What about a heated situation in which someone runs after you and threatens your life? Meyn said he doesn’t think society should make it easy for people to reasonably assume you’re an imminent threat and turn to justified killing. He said for killing to be found reasonable, people should be in imminent threat of substantial bodily harm or death, as the law states.
“It better be something so serious like someone coming at you with a gun. But someone coming at you and you have the gun, you have no idea what their intent is,” said Meyn.
Meyn said if we think those are the same things because you have a gun, that’s crazy to him. And as to the idea that someone could get your gun, Meyn said he doesn’t want to be subject to other peoples’ “trigger fingers.”
“If I’m in the zone of privacy and somehow make an aggressive move toward them," Meyn said. "I’m now subjected to them reasonably thinking they can shoot me because I have their weapon within a half second before they can react?”
Meyn said he’s going to agitate and vote against a world with broader justified killings.
He said the first question is “why are we allowing people during a protest to walk around with AR-15s?” He said that puts everyone’s life at risk. The subsequent question is “if you just shot somebody and then you start running down the street with an AR-15, how safe do people feel?” Meyn referred to the aftermath of Rittenhouse’s first shooting of Joseph Rosenbaum, which led to Rittenhouse also shooting Anthony Huber and Gaige Grosskreutz who came after him.
“The most reasonable thing to assume is that they're trying to disarm you and stop you from killing more people,” said Meyn. ”And if you have an AR 15 point at someone, and the only thing you have, or the other person has is a skateboard in their hand. Don't point the gun at them. Put your hands up and see what happens. He wouldn't have got hit by a skateboard. His life wasn't in danger.”

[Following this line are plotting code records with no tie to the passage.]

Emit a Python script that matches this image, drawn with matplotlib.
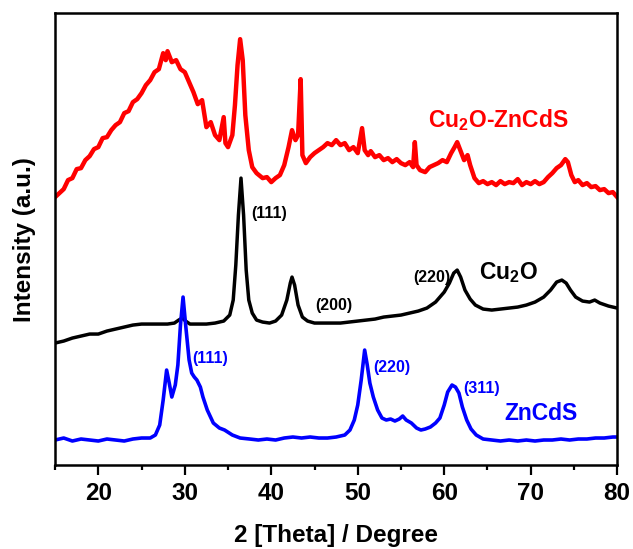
import matplotlib
matplotlib.use("Agg")
import matplotlib.pyplot as plt
from matplotlib.ticker import MultipleLocator

plt.rcParams['font.family'] = ['Liberation Sans', 'DejaVu Sans']
plt.rcParams['font.weight'] = 'bold'
plt.rcParams['mathtext.fontset'] = 'custom'
plt.rcParams['mathtext.rm'] = 'Liberation Sans:bold'
plt.rcParams['mathtext.bf'] = 'Liberation Sans:bold'

# Cu2O-ZnCdS (red), offset intensity in arbitrary units
red_x = [15, 15.5, 16, 16.5, 17, 17.5, 18, 18.5, 19, 19.5, 20, 20.5, 21, 21.5, 22, 22.5,
         23, 23.5, 24, 24.5, 25, 25.5, 26, 26.5, 27, 27.5, 27.8, 28, 28.5, 29, 29.5, 30,
         30.5, 31, 31.5, 32, 32.5, 33, 33.5, 34, 34.5, 34.7, 35, 35.5, 35.8, 36.1, 36.4,
         36.7, 37, 37.4, 37.8, 38.3, 39, 39.5, 40, 40.5, 41, 41.5, 42, 42.4, 42.8, 43.1,
         43.4, 43.6, 44, 44.5, 45, 45.5, 46, 46.5, 47, 47.5, 48, 48.5, 49, 49.5, 50, 50.5,
         50.8, 51.2, 51.5, 52, 52.5, 53, 53.5, 54, 54.5, 55, 55.5, 56, 56.4, 56.6, 56.8,
         57.2, 57.8, 58.3, 58.8, 59.3, 59.8, 60.3, 60.8, 61.2, 61.5, 61.9, 62.3, 62.7, 63,
         63.5, 64, 64.5, 65, 65.5, 66, 66.5, 67, 67.5, 68, 68.5, 69, 69.5, 70, 70.5, 71,
         71.5, 72, 72.5, 73, 73.5, 74, 74.3, 74.7, 75.1, 75.5, 76, 76.5, 77, 77.5, 78,
         78.5, 79, 79.5, 80]
red_y = [268, 272, 276, 285, 287, 296, 297, 305, 309, 316, 318, 327, 328, 335, 340, 343,
         352, 354, 363, 366, 372, 380, 385, 393, 396, 412, 405, 414, 403, 405, 396, 393,
         383, 373, 361, 365, 338, 343, 330, 325, 348, 322, 318, 330, 360, 400, 426,
         405, 350, 315, 298, 292, 287, 288, 283, 287, 290, 300, 318, 335, 325, 330,
         386, 310, 302, 308, 312, 315, 318, 322, 320, 325, 320, 322, 315, 318, 312, 337,
         315, 310, 314, 308, 310, 305, 307, 303, 306, 302, 300, 303, 298, 323, 300,
         295, 293, 298, 300, 302, 305, 303, 312, 318, 323, 314, 305, 310, 300,
         287, 282, 284, 281, 283, 280, 284, 281, 283, 282, 286, 280, 283, 281, 284, 281,
         283, 288, 292, 297, 300, 306, 303, 290, 283, 285, 280, 282, 278, 279, 275,
         276, 272, 273, 268]

# Cu2O (black)
black_x = [15, 16, 17, 18, 19, 20, 21, 22, 23, 24, 25, 26, 27, 28, 28.8, 29.3, 29.7, 30.1,
           30.6, 31.5, 32.5, 33.5, 34.5, 35.2, 35.6, 35.9, 36.2, 36.5, 36.8, 37.1, 37.4,
           37.8, 38.3, 39, 39.8, 40.5, 41.2, 41.8, 42.2, 42.4, 42.7, 43.1, 43.6, 44.2, 45,
           46, 47, 48, 49, 50, 51, 52, 53, 54, 55, 56, 57, 58, 59, 60, 60.6, 61.1, 61.5,
           61.9, 62.4, 63, 63.6, 64.5, 65.5, 66.5, 67.5, 68.5, 69.5, 70.5, 71.5, 72.3, 73,
           73.6, 74.1, 74.6, 75.2, 76, 76.8, 77.4, 78, 79, 80]
black_y = [122, 124, 127, 129, 131, 131, 134, 136, 138, 140, 141, 141, 141, 141, 142, 145, 147, 144,
           141, 141, 141, 142, 144, 150, 165, 200, 250, 287, 250, 195, 165,
           152, 145, 143, 142, 144, 150, 165, 182, 188, 180, 160, 148, 144, 142,
           142, 142, 142, 143, 144, 145, 146, 148, 149, 150, 152, 154, 157, 163, 173, 182, 192, 195,
           188, 175, 166, 160, 156, 155, 156, 157, 158, 160, 163, 168, 175, 183,
           185, 182, 175, 168, 164, 163, 165, 162, 159, 157]

# ZnCdS (blue)
blue_x = [15, 16, 17, 18, 19, 20, 21, 22, 23, 24, 25, 26, 26.6, 27.1, 27.5, 27.9, 28.2, 28.5,
          28.9, 29.2, 29.5, 29.8, 30.1, 30.5, 30.8, 31.1, 31.4, 31.8, 32.1, 32.6, 33.3, 34,
          34.6, 35.5, 36.4, 37.5, 38.5, 39.5, 40.5, 41.5, 42.5, 43.5, 44.5, 45.5, 46.5, 47.5,
          48.5, 49.1, 49.6, 50, 50.4, 50.8, 51.1, 51.4, 51.8, 52.3, 52.8, 53.3, 53.8, 54.3,
          54.8, 55.2, 55.6, 56.2, 56.8, 57.3, 57.8, 58.4, 59, 59.5, 60, 60.4, 60.9, 61.3,
          61.7, 62.1, 62.6, 63.1, 63.7, 64.5, 65.5, 66.5, 67.5, 68.5, 69.5, 70.5, 71.5, 72.5,
          73.5, 74.5, 75.5, 76.5, 77.5, 78.5, 79.5, 80]
blue_y = [25, 27, 24, 26, 25, 24, 26, 25, 24, 26, 27, 27, 30, 40, 65, 95, 82, 68,
          80, 100, 140, 168, 140, 105, 92, 88, 85, 78, 68, 55, 42, 37,
          35, 30, 27, 26, 25, 26, 25, 27, 28, 27, 28, 27, 27, 28,
          30, 35, 45, 60, 85, 115, 100, 82, 68, 55, 47, 45, 46, 44,
          46, 49, 45, 42, 37, 35, 36, 38, 42, 47, 60, 73, 80, 78,
          72, 58, 45, 36, 30, 26, 25, 24, 25, 24, 25, 24, 25, 25,
          26, 25, 26, 26, 27, 27, 28, 28]

fig = plt.figure(figsize=(6.33, 5.49), dpi=100)
ax = fig.add_axes([0.087, 0.153, 0.888, 0.823])

ax.plot(red_x, red_y, color='#ff0000', lw=3.2)
ax.plot(black_x, black_y, color='black', lw=2.5)
ax.plot(blue_x, blue_y, color='#0000ff', lw=2.6)

ax.set_xlim(15, 80)
ax.set_ylim(0, 452)
ax.xaxis.set_major_locator(MultipleLocator(10))
ax.xaxis.set_minor_locator(MultipleLocator(5))
ax.set_yticks([])
ax.tick_params(axis='x', which='major', direction='out', length=7, width=1.6,
               labelsize=17.5, pad=5)
ax.tick_params(axis='x', which='minor', direction='out', length=3.5, width=1.6)
for s in ax.spines.values():
    s.set_linewidth(1.8)

ax.set_xlabel('2 [Theta] / Degree', fontsize=17.5, fontweight='bold', labelpad=14)
ax.set_ylabel('Intensity (a.u.)', fontsize=17.5, fontweight='bold', labelpad=14)

# curve names
ax.text(66.3, 345, 'Cu$_2$O-ZnCdS', color='#ff0000', fontsize=16.5, ha='center', va='center')
ax.text(67.4, 193, 'Cu$_2$O', color='black', fontsize=16.5, ha='center', va='center')
ax.text(71.2, 52, 'ZnCdS', color='#0000ff', fontsize=16.5, ha='center', va='center')

# peak indices
ax.text(39.7, 252, '(111)', color='black', fontsize=11.5, ha='center', va='center')
ax.text(47.2, 160, '(200)', color='black', fontsize=11.5, ha='center', va='center')
ax.text(58.6, 188, '(220)', color='black', fontsize=11.5, ha='center', va='center')
ax.text(32.9, 107, '(111)', color='#0000ff', fontsize=11.5, ha='center', va='center')
ax.text(53.9, 98, '(220)', color='#0000ff', fontsize=11.5, ha='center', va='center')
ax.text(64.3, 77, '(311)', color='#0000ff', fontsize=11.5, ha='center', va='center')

fig.savefig('out.png', dpi=100)
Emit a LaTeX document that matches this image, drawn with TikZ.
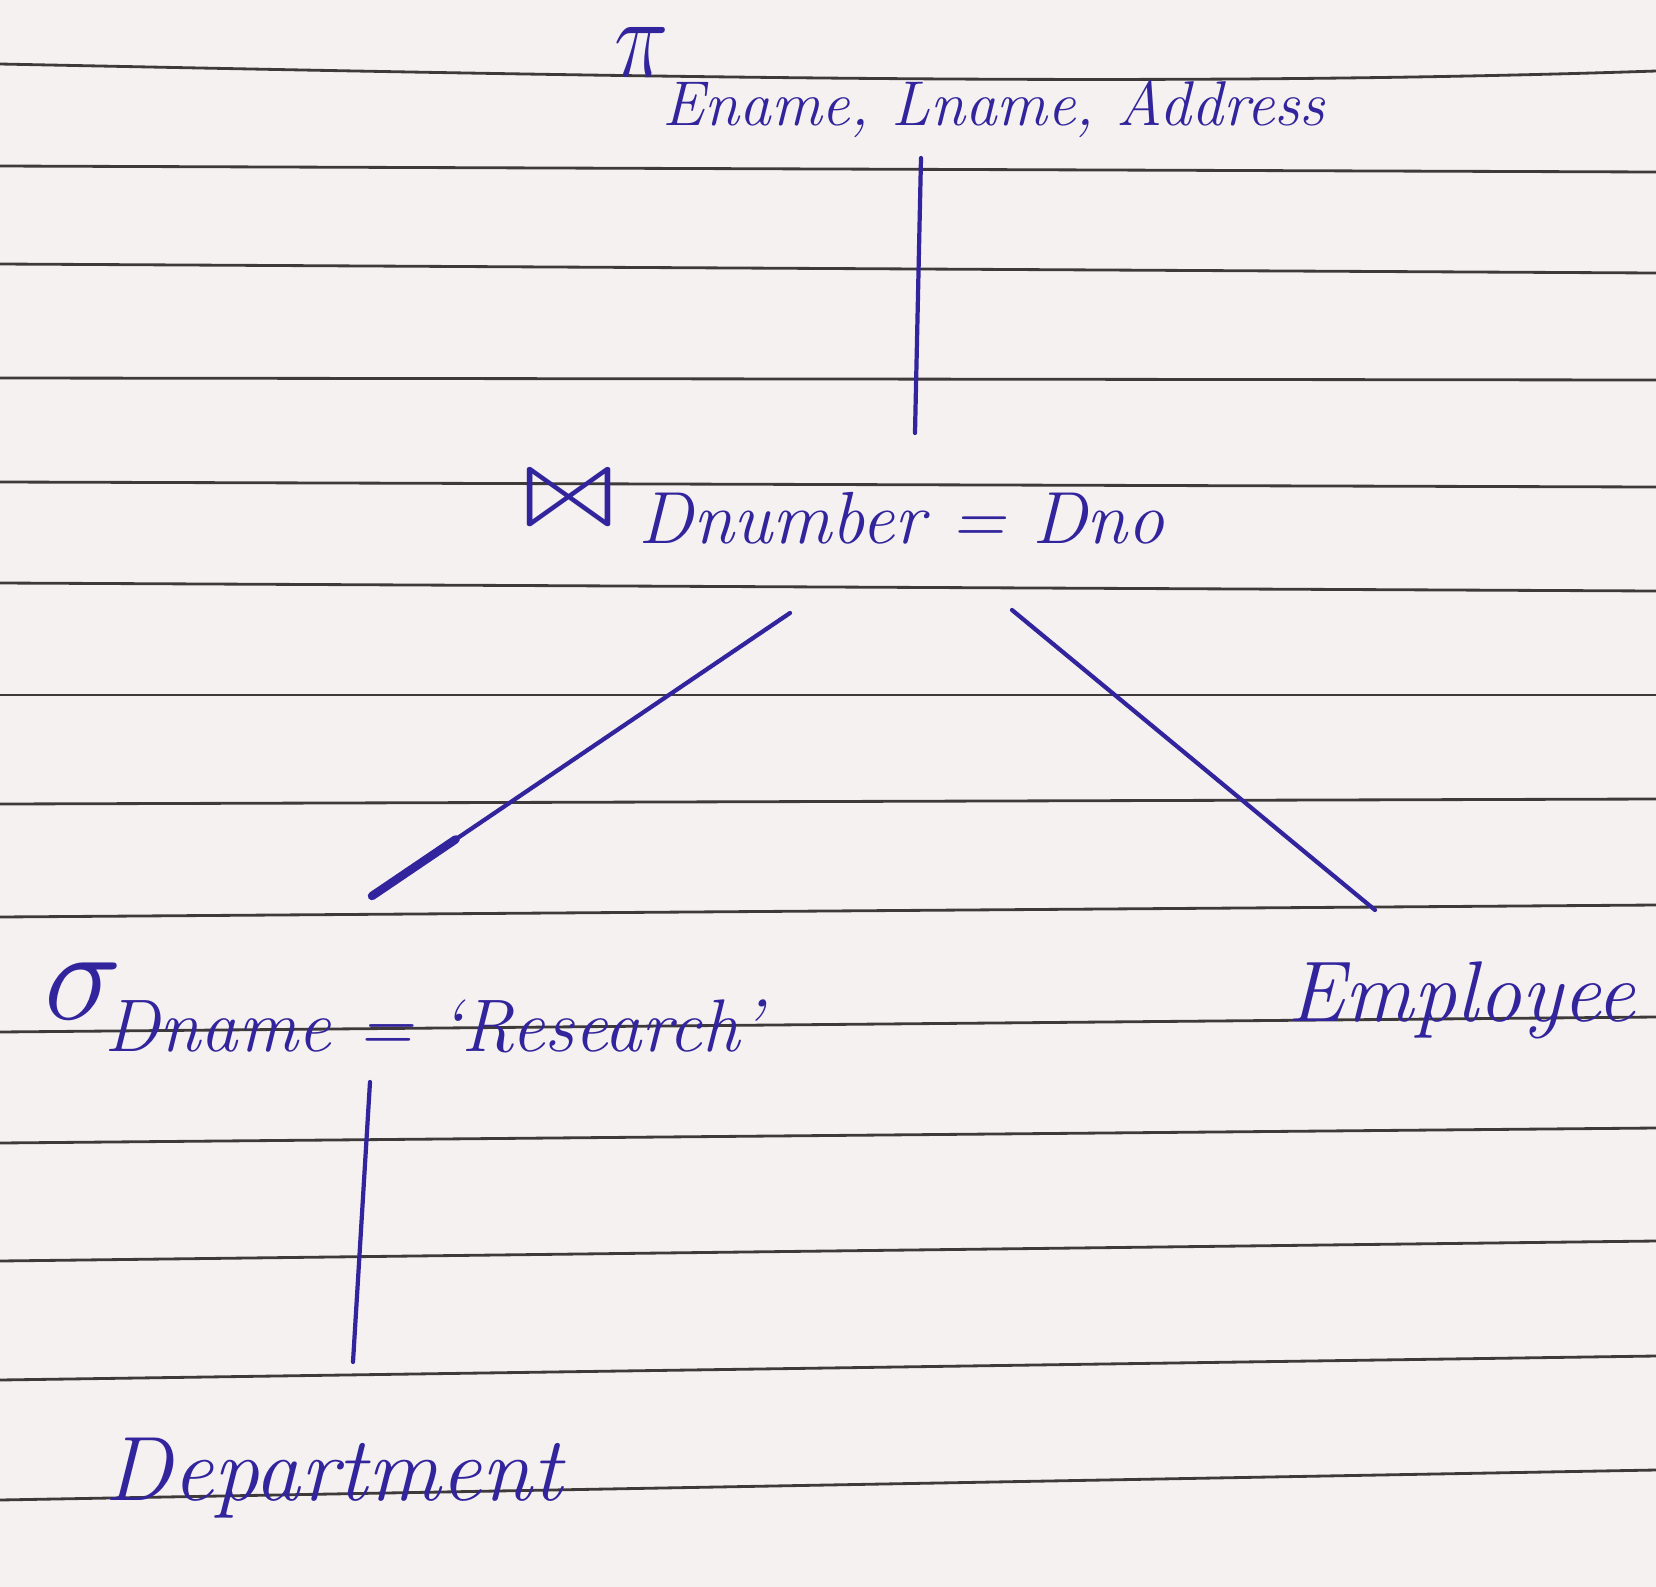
\documentclass[tikz,border=0pt]{standalone}
\usepackage{latexsym}
\usetikzlibrary{calc}
\definecolor{ink}{RGB}{50,36,156}
\definecolor{paper}{RGB}{245,241,240}
\definecolor{rulegray}{RGB}{62,58,58}
\tikzset{
  ruled/.style={draw=rulegray, line width=0.8pt},
  inkline/.style={draw=ink, line width=1.2pt, line cap=round},
  hand/.style={text=ink, inner sep=0pt, anchor=base west,
    font=\fontsize{#1}{#1}\selectfont\itshape},
  sym/.style={text=ink, inner sep=0pt, anchor=base west,
    font=\fontsize{#1}{#1}\selectfont}
}
\begin{document}
\begin{tikzpicture}[x=0.01cm, y=-0.01cm]
  % page
  \fill[paper] (0,0) rectangle (1656,1587);
  \useasboundingbox (0,0) rectangle (1656,1587);

  % ruled lines of the notebook page
  \draw[ruled] (0,64) .. controls (600,76) and (1150,88) .. (1656,71);
  \foreach \yl/\yr in {166/172, 264/273, 378/380, 482/487, 583/591,
                       695/695, 804/799, 917/905, 1032/1017, 1143/1128,
                       1261/1241, 1380/1356, 1500/1470}
    \draw[ruled] (0,\yl) -- (1656,\yr);

  % projection
  \node[sym=24] (pi) at (614,76) {\scalebox{1.05}[1.3]{$\pi$}};
  \node[hand=18] (projattr) at (662,125) {Ename, Lname, Address};

  % join
  \node[sym=30] (join) at (518,531) {\scalebox{1.6}[1.15]{$\Join$}};
  \node[hand=21] (joincond) at (638,543) {Dnumber = Dno};

  % selection
  \node[sym=24] (sigma) at (44,1019) {\scalebox{1.5}[1.5]{$\sigma$}};
  \node[hand=21.2] (selcond) at (104,1051) {Dname = `Research'};

  % relations
  \node[hand=24.5] (employee) at (1287,1021) {Employee};
  \node[hand=26] (department) at (104,1500) {Department};

  % tree edges
  \coordinate (projdown) at (921,158);
  \coordinate (joinup)   at (915,433);
  \coordinate (joinl)    at (790,613);
  \coordinate (joinr)    at (1012,610);
  \coordinate (selup)    at (372,896);
  \coordinate (empup)    at (1375,910);
  \coordinate (seldown)  at (370,1082);
  \coordinate (depup)    at (353,1362);

  \draw[inkline] (projdown) -- (joinup);
  \draw[inkline] (joinl) -- (selup);
  \draw[inkline, line width=2.4pt] (selup) -- ($(selup)!0.2!(joinl)$);
  \draw[inkline] (joinr) -- (empup);
  \draw[inkline] (seldown) -- (depup);
\end{tikzpicture}
\end{document}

The defense in the Rittenhouse trial has countered this position, arguing that Rosenbaum threatened Rittenhouse’s life, and that even though Rosenbaum was unarmed, Rittenhouse saw him with a chain earlier. The defense said Rosenbaum ambushed Rittenhouse, ran him into a corner in a car lot where rioters were hitting and damaging cars, and lunged at Rittenhouse, getting his hand on the barrel of Rittenhouse’s gun. Defense lawyers said Rittenhouse had yelled “friendly, friendly, friendly,” when he was approaching with a gun, and that he also had a fire extinguisher, which he had put down, but had first intended on using it to put out fires.
The defense also argued that subsequent attacks by Anthony Huber and an unidentified man they call “jump kick man” were dangerous, and that when Huber hit Rittenhouse on the head and shoulder with a skateboard, it could have been fatal attacks or ones that caused great bodily harm. Attorney Mark Richards said that Rittenhouse didn’t have to wait for death or great bodily harm to happen to him until he took action to protect himself.
The defense and prosecution have also clashed as to whether it was reasonable to consider Rittenhouse an active shooter. The defense said an active shooter is someone who goes into a situation with a plan to kill, unlike Rittenhouse, who the defense said killed reactively.
For his part, Meyn said, “look, if we allow this to be self-defense, this guy shot three people over the course of three minutes and we’re going to say this is privileged? This is a justified shooting? We might well stay indoors.”
Editor's Note: During the first broadcast of this story, an editor incorrectly indicated that Rittenhouse's defense team used a use of force expert to comment on whether Rittenhouse's actions were self-defense, the expert only testified to the timeline of events.